Mas como mulher e feminista, eu também posso escolher ser mãe, sem ter que me abdicar dos estudos, do trabalho e da minha vida pessoal e social e as universidades tem o dever de prezar pela permanência de seus estudantes, principalmente quando estes fazem parte de um grupo de vulnerabilidade, que é o caso das mulheres mães, principalmente as mulheres mães pretas e pobres, a interseccionalidade nesse caso tem um peso enorme, pois as intersecções acentuam a problemática materna. Uma mãe branca, com melhores condições financeiras, com uma ampla rede de apoio, sofrerá menos opressão que uma mulher mãe preta, periférica e pobre, que não conta com redes de apoio. Essa diferença é decisiva quando falamos sobre a permanência universitária materna, os recursos que temos disponíveis afetam diretamente à nossa maternidade, recursos esses físicos, financeiros, de acesso ou não aos espaços, de redes de apoio, recursos ligados à visibilidade e aceitação dos nossos corpos sociais e políticos, por isso falar sobre maternidade sem falar sobre interseccionalidade não faz sentido algum, fazer isso excluiria as mães mais vulneráveis a esta problemática.

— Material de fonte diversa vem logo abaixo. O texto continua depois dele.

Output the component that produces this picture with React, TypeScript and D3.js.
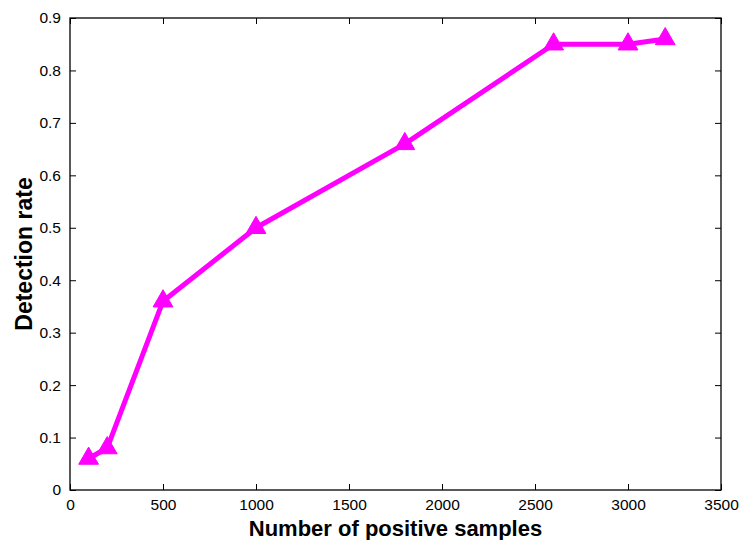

Segundo os dados do Perfil das Mães da UFRJ, levantados através de uma pesquisa realizada pelo Coletivo de Mães da UFRJ, mais da metade das alunas mães que responderam ao formulário já tiveram que abandonar a universidade em algum momento por conta da maternidade, 77,1% das mães relatam que tiveram o rendimento afetado por conta da maternidade e 90% relatam que a universidade não atende as demandas referentes à maternidade na universidade, não temos os dados relacionados à evasão acadêmica das mães universitárias, pois a universidade não tem um levantamento sobre o número de mães ingressantes, todo o trabalho de pesquisa hoje sobre essa problemática é feito pelos próprios coletivos, por meio de pesquisas internas e levantamentos de pesquisas já existentes relacionadas à maternidade. Já em outras universidades, mães estudantes até pouco tempo não podiam entrar no bandejão com seus filhos, perdendo assim o direito de se alimentar, alunas mães são expulsas das salas de aula constantemente, outras tem que trocar seus bebês em cima das mesas da sala de aula, pois não existem fraldários disponíveis, outras são julgadas por serem mães estudantes e escutam constantemente que a universidade não é lugar de criança. Tudo isso constitui mecanismos de exclusão (FONTEL, 2019) dos espaços que as mulheres mães universitárias encaram diariamente e que, aparentemente, as instituições ignoram ou são permissivas, somada às problemáticas que a própria maternidade carrega, transforma a luta das mães universitárias em uma grande resistência por suas permanências.

Atravessamentos e conclusão

Ser mãe universitária é ser atacada pelo lado da sociedade estruturalmente machista e patriarcal, pelas instituições que hoje excluem as mães e não abraçam a permanência materna universitária, e também pelo lado de parte do ativismo que entende a maternidade como um fracasso e um erro, usando muitas vezes a expressão "não-romantização da maternidade" como escudo para os seus preconceitos, além de ignorarem totalmente a pauta da maternidade compulsória, tão necessária em qualquer debate de cunho feminista.

Ser mãe, universitária ou não, é portanto, nadar contra a corrente. Lutar contra a pressão social da anulação de nossas vidas em função de uma maternidade perfeita e utópica, lutar pela autonomia dos corpos femininos, contra a maternidade compulsória e a favor do aborto legal e seguro, lutar por nossos espaços e contra seus mecanismos de exclusão, e ser, na junção de todas essas lutas diárias, resistência.